Your first week on the market tells you a lot

Even with careful preparation, pricing is still part analysis and part market feedback. Once your home is live, the early response matters.

If showings are strong and buyers are engaged, your price is likely in the right range. If there are plenty of showings but no offers, buyers may like the home but not the value. If there is little traffic at all, the price may be keeping the right audience away.

Feedback should be reviewed honestly. Sometimes the issue is presentation. Sometimes it is marketing. But in many cases, price is the main reason buyers hesitate.

A responsive strategy works better than a stubborn one. Sellers who stay flexible often protect their result better than those who wait too long to adjust.

Why local guidance makes a difference

This is one of the most personal financial decisions you will make, and it helps to have someone who can tell you the truth with clarity and care. A local real estate professional should be able to explain not just a suggested number, but the reasoning behind it - which sales matter, where buyers may push back, and how your home fits into the current competition.

At Horak Realty Group, that conversation is not about rushing you to market with a generic price. It is about building a plan that fits your home, your timing, and your goals while staying grounded in the realities of your neighborhood.

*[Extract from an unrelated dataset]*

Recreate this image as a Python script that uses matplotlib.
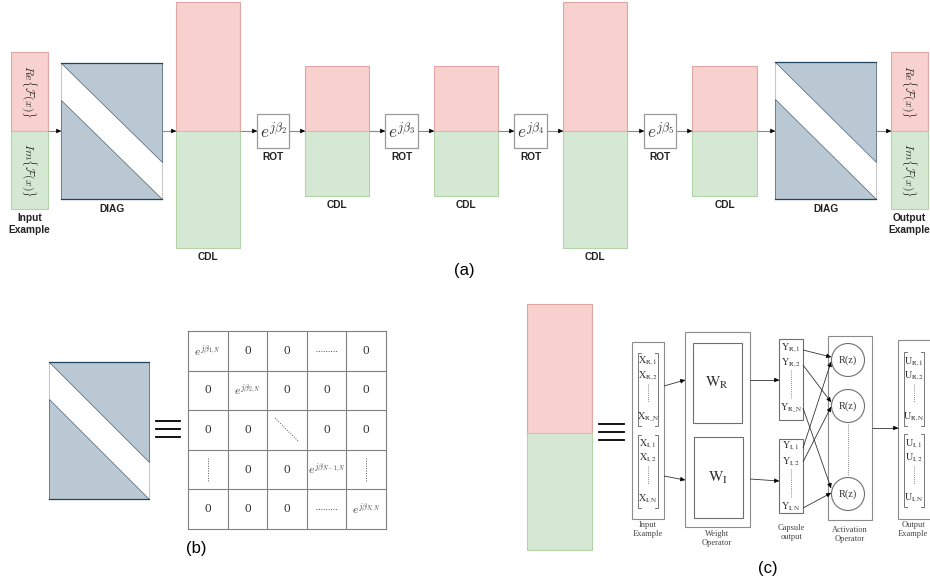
import matplotlib
matplotlib.use('Agg')
import matplotlib.pyplot as plt
from matplotlib.patches import Rectangle, Polygon, Circle

plt.rcParams['mathtext.fontset'] = 'stix'

# ---------------- content ----------------
top_kinds = ['input', 'diag', 'cdl', 'rot', 'cdl', 'rot', 'cdl', 'rot', 'cdl', 'rot', 'cdl', 'diag', 'output']
rot_texts = [r'$e^{j\beta_2}$', r'$e^{j\beta_3}$', r'$e^{j\beta_4}$', r'$e^{j\beta_5}$']
io_texts = [r'$Re\{\mathcal{F}(x)\}$', r'$Im\{\mathcal{F}(x)\}$']
block_names = {'input': 'Input\nExample', 'output': 'Output\nExample', 'diag': 'DIAG', 'cdl': 'CDL', 'rot': 'ROT'}

matrix_cells = [
    [r'$e^{j\beta_{1,N}}$', '0', '0', '-', '0'],
    ['0', r'$e^{j\beta_{2,N}}$', '0', '0', '0'],
    ['0', '0', '\\', '0', '0'],
    ['|', '0', '0', r'$e^{j\beta_{N-1,N}}$', '|'],
    ['0', '0', '0', '-', r'$e^{j\beta_{N,N}}$'],
]

x_r = [r'$\mathrm{X_{R,1}}$', r'$\mathrm{X_{R,2}}$', r'$\mathrm{X_{R\_N}}$']
x_i = [r'$\mathrm{X_{I,1}}$', r'$\mathrm{X_{I,2}}$', r'$\mathrm{X_{I,N}}$']
y_r = [r'$\mathrm{Y_{R,1}}$', r'$\mathrm{Y_{R,2}}$', r'$\mathrm{Y_{R\_N}}$']
y_i = [r'$\mathrm{Y_{I,1}}$', r'$\mathrm{Y_{I,2}}$', r'$\mathrm{Y_{I,N}}$']
u_r = [r'$\mathrm{U_{R,1}}$', r'$\mathrm{U_{R,2}}$', r'$\mathrm{U_{R,N}}$']
u_i = [r'$\mathrm{U_{I,1}}$', r'$\mathrm{U_{I,2}}$', r'$\mathrm{U_{I,N}}$']
weights = [r'$\mathrm{W_R}$', r'$\mathrm{W_I}$']
act_text = 'R(z)'
c_captions = ['Input\nExample', 'Weight\nOperator', 'Capsule\noutput', 'Activation\nOperator', 'Output\nExample']
# capsule output row -> activation circle
cross_links = [(0, 0, 0), (0, 1, 1), (0, 2, 2), (1, 0, 0), (1, 1, 1), (1, 2, 2)]
panel_tags = ['(a)', '(b)', '(c)']

PINK, PINK_E = '#f8d0cd', '#dca7a4'
GREEN, GREEN_E = '#d5e8d4', '#b3d3a8'
SLATE, SLATE_E = '#bac8d3', '#4a6275'

fig = plt.figure(figsize=(9.3, 5.83), dpi=100)
ax = fig.add_axes([0, 0, 1, 1])
ax.set_xlim(0, 930)
ax.set_ylim(583, 0)
ax.axis('off')


def arrow(x0, y0, x1, y1, line='#8a8a8a', lw=0.8):
    ax.plot([x0, x1], [y0, y1], color=line, lw=lw, solid_capstyle='butt')
    dx, dy = x1 - x0, y1 - y0
    d = (dx * dx + dy * dy) ** 0.5
    ax.annotate('', xy=(x1, y1), xytext=(x1 - 5 * dx / d, y1 - 5 * dy / d),
                arrowprops=dict(arrowstyle='-|>', color='black', lw=0.4,
                                mutation_scale=7, shrinkA=0, shrinkB=0))


def split_bar(x0, x1, y0, y1, ymid):
    ax.add_patch(Rectangle((x0, y0), x1 - x0, ymid - y0, fc=PINK, ec=PINK_E, lw=0.8))
    ax.add_patch(Rectangle((x0, ymid), x1 - x0, y1 - ymid, fc=GREEN, ec=GREEN_E, lw=0.8))


def diag(x0, x1, y0, y1):
    h = y1 - y0
    ax.add_patch(Rectangle((x0, y0), x1 - x0, h, fc='white', ec='#c8c8c8', lw=0.8))
    ax.add_patch(Polygon([(x0, y0), (x1, y0), (x1, y0 + 0.73 * h)], closed=True,
                         fc=SLATE, ec=SLATE_E, lw=0.5))
    ax.add_patch(Polygon([(x0, y0 + 0.27 * h), (x0, y1), (x1, y1)], closed=True,
                         fc=SLATE, ec=SLATE_E, lw=0.5))
    ax.plot([x0, x1], [y0, y0], color='#23445d', lw=0.9)
    ax.plot([x0, x1], [y1, y1], color='#23445d', lw=0.9)


def equals(x0, x1, ys):
    for y in ys:
        ax.plot([x0, x1], [y, y], color='black', lw=1.3)


def bracket(x0, x1, y0, y1, col='#777777'):
    for x, s in ((x0, 1), (x1, -1)):
        ax.plot([x + 3 * s, x, x, x + 3 * s], [y0, y0, y1, y1], color=col, lw=0.7)


lab = dict(fontsize=7.3, fontweight='bold', family='Liberation Sans', color='#222222')

# ---------------- (a) top pipeline ----------------
ymid = 131
boxes = [(11, 48, 52, 209), (61, 162, 63, 199), (176, 240, 2, 248), (257, 289, 114, 148),
         (305, 369, 66, 196), (385, 418, 114, 148), (434, 498, 66, 196), (514, 547, 114, 148),
         (563, 627, 2, 248), (644, 676, 114, 148), (692, 757, 66, 196), (775, 876, 62, 199),
         (891, 928, 52, 209)]
r = 0
for kind, (x0, x1, y0, y1) in zip(top_kinds, boxes):
    xc = (x0 + x1) / 2
    if kind in ('input', 'output'):
        split_bar(x0, x1, y0, y1, ymid)
        ax.text(xc, (y0 + ymid) / 2, io_texts[0], rotation=-90, ha='center', va='center',
                fontsize=8.5, math_fontfamily='cm', color='#333333')
        ax.text(xc, (ymid + y1) / 2, io_texts[1], rotation=-90, ha='center', va='center',
                fontsize=8.5, math_fontfamily='cm', color='#333333')
        ax.text(xc, y1 + 4, block_names[kind], ha='center', va='top', linespacing=1.3, **lab)
    elif kind == 'diag':
        diag(x0, x1, y0, y1)
        ax.text(xc, y1 + 10, block_names[kind], ha='center', va='center', **lab)
    elif kind == 'cdl':
        split_bar(x0, x1, y0, y1, ymid)
        ax.text(xc, y1 + 9, block_names[kind], ha='center', va='center', **lab)
    else:
        ax.add_patch(Rectangle((x0, y0), x1 - x0, y1 - y0, fc='white', ec='#9a9a9a', lw=0.9))
        ax.text(xc, (y0 + y1) / 2 + 1, rot_texts[r], ha='center', va='center', fontsize=12.5,
                math_fontfamily='cm', color='#333333')
        ax.text(xc, y1 + 8.5, block_names[kind], ha='center', va='center', **lab)
        r += 1

for (a0, a1, _, _), (b0, b1, _, _) in zip(boxes[:-1], boxes[1:]):
    arrow(a1, ymid, b0, ymid)

ax.text(464, 270, panel_tags[0], ha='center', va='center', fontsize=12, family='Liberation Sans')

# ---------------- (b) diagonal matrix ----------------
diag(49, 149, 362, 499)
equals(156, 180, [421, 429, 437])
gx0, gy0, cs = 188, 331, 39.6
for i in range(6):
    ax.plot([gx0, gx0 + 5 * cs], [gy0 + i * cs] * 2, color='#808080', lw=0.8)
    ax.plot([gx0 + i * cs] * 2, [gy0, gy0 + 5 * cs], color='#808080', lw=0.8)
for i, row in enumerate(matrix_cells):
    for j, val in enumerate(row):
        cx, cy = gx0 + (j + 0.5) * cs, gy0 + (i + 0.5) * cs
        if val == '-':
            ax.plot([cx - 11, cx + 11], [cy, cy], color='#555555', lw=0.7, ls=(0, (1, 1.5)))
        elif val == '|':
            ax.plot([cx, cx], [cy - 12, cy + 12], color='#555555', lw=0.7, ls=(0, (1, 1.5)))
        elif val == '\\':
            ax.plot([cx - 12, cx + 12], [cy - 12, cy + 12], color='#555555', lw=0.7, ls=(0, (1, 1.5)))
        elif val == '0':
            ax.text(cx, cy, val, ha='center', va='center', fontsize=9.5, family='Liberation Serif',
                    color='#333333')
        else:
            ax.text(cx, cy, val, ha='center', va='center', fontsize=8.5, math_fontfamily='cm',
                    color='#444444')
ax.text(196, 548, panel_tags[1], ha='center', va='center', fontsize=12, family='Liberation Sans')

# ---------------- (c) capsule block ----------------
split_bar(527, 592, 304, 550, 433)
equals(599, 624, [424, 432, 440])

box_ec = '#8c8c8c'
serif = dict(ha='center', va='center', color='#333333')
sub = 7.2

# input example
ax.add_patch(Rectangle((632, 342), 32, 177, fc='white', ec=box_ec, lw=0.8))
bracket(638, 658, 353, 426)
bracket(638, 658, 435, 508)
for lbls, ys, dots in ((x_r, [361, 376, 417], (384, 402)), (x_i, [444, 458, 499], (466, 484))):
    for t, y in zip(lbls, ys):
        ax.text(648, y, t, fontsize=sub, **serif)
    ax.plot([648, 648], dots, color='#666666', lw=0.6, ls=(0, (1, 1.5)))

# weight operator
ax.add_patch(Rectangle((685, 332), 65, 195, fc='white', ec=box_ec, lw=0.8))
ax.add_patch(Rectangle((693, 343), 49, 80, fc='white', ec='#6f6f6f', lw=0.8))
ax.add_patch(Rectangle((694, 437), 49, 81, fc='white', ec='#6f6f6f', lw=0.8))
ax.text(717, 383, weights[0], fontsize=11, **serif)
ax.text(718, 478, weights[1], fontsize=11, **serif)
arrow(664, 386, 685, 380, line='#333333', lw=0.6)
arrow(664, 476, 685, 480, line='#333333', lw=0.6)

# capsule output
ax.add_patch(Rectangle((779, 339), 24, 81, fc='white', ec='#6f6f6f', lw=0.8))
ax.add_patch(Rectangle((779, 439), 24, 74, fc='white', ec='#6f6f6f', lw=0.8))
cap_ys = ([348, 363, 408], [446, 462, 507])
for lbls, ys, dots in ((y_r, cap_ys[0], (370, 398)), (y_i, cap_ys[1], (469, 498))):
    for t, y in zip(lbls, ys):
        ax.text(791, y, t, fontsize=sub, **serif)
    ax.plot([791, 791], dots, color='#666666', lw=0.6, ls=(0, (1, 1.5)))
arrow(750, 380, 779, 380, line='#333333', lw=0.6)
arrow(750, 479, 779, 481, line='#333333', lw=0.6)

# activation operator
ax.add_patch(Rectangle((828, 336), 44, 184, fc='white', ec=box_ec, lw=0.8))
circ_y = [360, 406, 494]
for cy in circ_y:
    ax.add_patch(Circle((848, cy), 16.5, fc='white', ec='#6f6f6f', lw=0.8))
    ax.text(848, cy, act_text, fontsize=7.5, family='Liberation Serif', **serif)
ax.plot([848, 848], [424, 475], color='#666666', lw=0.6, ls=(0, (1, 1.5)))
cross_src = ([350, 365, 408], [448, 462, 508])
cross_dst = ([357, 362], [402, 407], [488, 493])
for side, k, c in cross_links:
    arrow(803, cross_src[side][k], 831, cross_dst[c][side], line='#333333', lw=0.6)

# output example
arrow(872, 428, 898, 428, line='#333333', lw=0.6)
ax.add_patch(Rectangle((898, 340), 40, 179, fc='white', ec=box_ec, lw=0.8, clip_on=True))
bracket(904, 924, 352, 426)
bracket(904, 924, 434, 507)
for lbls, ys, dots in ((u_r, [362, 376, 417], (384, 402)), (u_i, [444, 458, 498], (466, 484))):
    for t, y in zip(lbls, ys):
        ax.text(914, y, t, fontsize=sub, **serif)
    ax.plot([914, 914], dots, color='#666666', lw=0.6, ls=(0, (1, 1.5)))

for t, (x, y) in zip(c_captions, [(648, 521), (717, 530), (791, 524), (850, 526), (913, 521)]):
    ax.text(x, y, t, ha='center', va='top', fontsize=6, family='Liberation Serif',
            color='#444444', linespacing=1.2)

ax.text(768, 568, panel_tags[2], ha='center', va='center', fontsize=12, family='Liberation Sans')

fig.savefig('out.png', dpi=100)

The right price does more than attract clicks. It puts your home in a position to be taken seriously by the buyers most likely to act. And when that happens, the selling process usually feels a lot less stressful for everyone involved.

If you're preparing to list, the best next step is not to aim high just because it feels safer. It is to look clearly at the market, understand how buyers will compare your home, and choose a price that gives you the strongest start possible.